Talent Is Overrated

By Geoff Colvin

228 pages

Originally published in 2008

If I were to list the 100 best non-fiction books I’ve ever read, Talent Is Overrated would not be included. Not because it’s a bad book, but because it presents an argument about achievement and personal excellence that I was already quite familiar with.

In fact, I developed a nearly identical thesis in postings I wrote for Early to Rise more than 20 years ago. But there’s been a lot more research into the subject since then. And in Talent Is Overrated, Geoff Colvin does a good job of summing it all up. Which is to say, if you have ever wondered why some people develop mastery in certain areas while most lag far behind, this is a book I would recommend.

In the fall of 2000, I was thinking about skill development – what it takes to get better at complex skills, such as writing or playing chess or competing in martial arts – and wondering (perhaps because I was frustrated by my own pace of learning) why some people develop faster and farther than others.

There were quite a few interesting studies that I could have looked at.
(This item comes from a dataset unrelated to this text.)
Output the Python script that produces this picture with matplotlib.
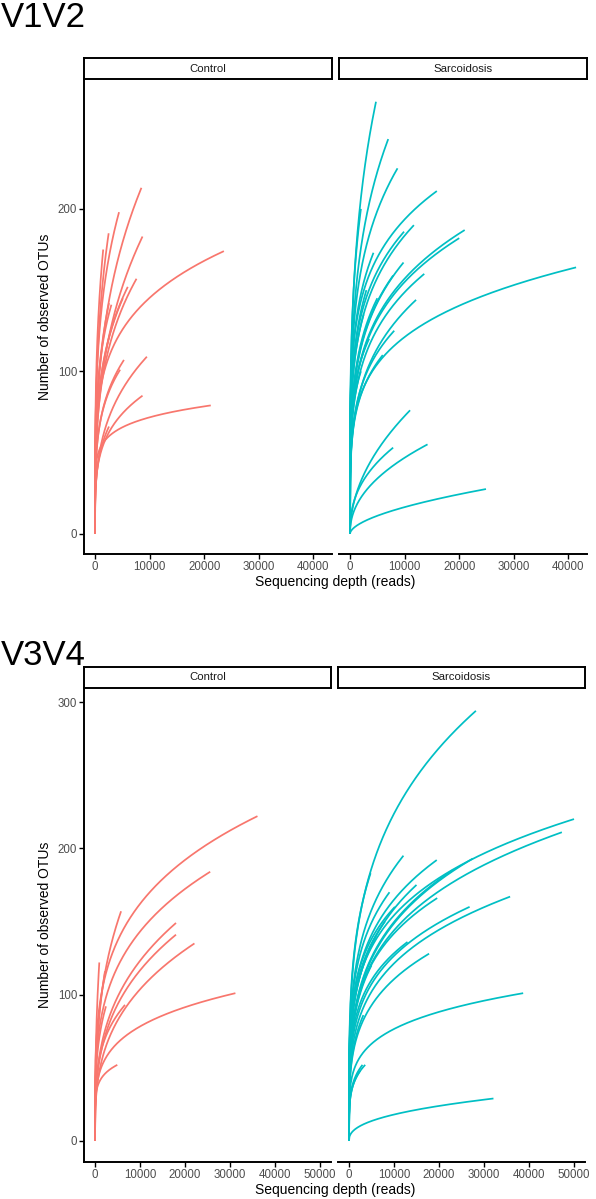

Instead, I did what I often did back then: I allowed myself to believe that my own experience was more than enough to answer my own questions.

I did some retroactive calculations on how long it took me to learn how to speak passable French, to write a successful sales letter, and to earn my black belt in Jiu Jitsu. And I measured the time in hours…

To begin the process of improving yourself, you must accept the fact that you are less than you want to be. As beginners in practicing a skill, we are almost all incompetent. If you aren’t humble enough to acknowledge that, you will resist taking the baby steps you need to take to eventually rise to a level of competence and then mastery.

In addition to humility, you need persistence, the willingness to put in the hours it takes to achieve whatever level of skill you are aspiring to. Based on my experience, it takes about 1,000 hours of practice to become competent in a complex skill, and 5,000 hours to achieve mastery. (With a teacher to guide you, maybe less.)

But practice doesn’t mean simply repeating a skill over and over again. It means doing it with awareness and attention. If all you are doing is going through the motions, your chances of improving are small.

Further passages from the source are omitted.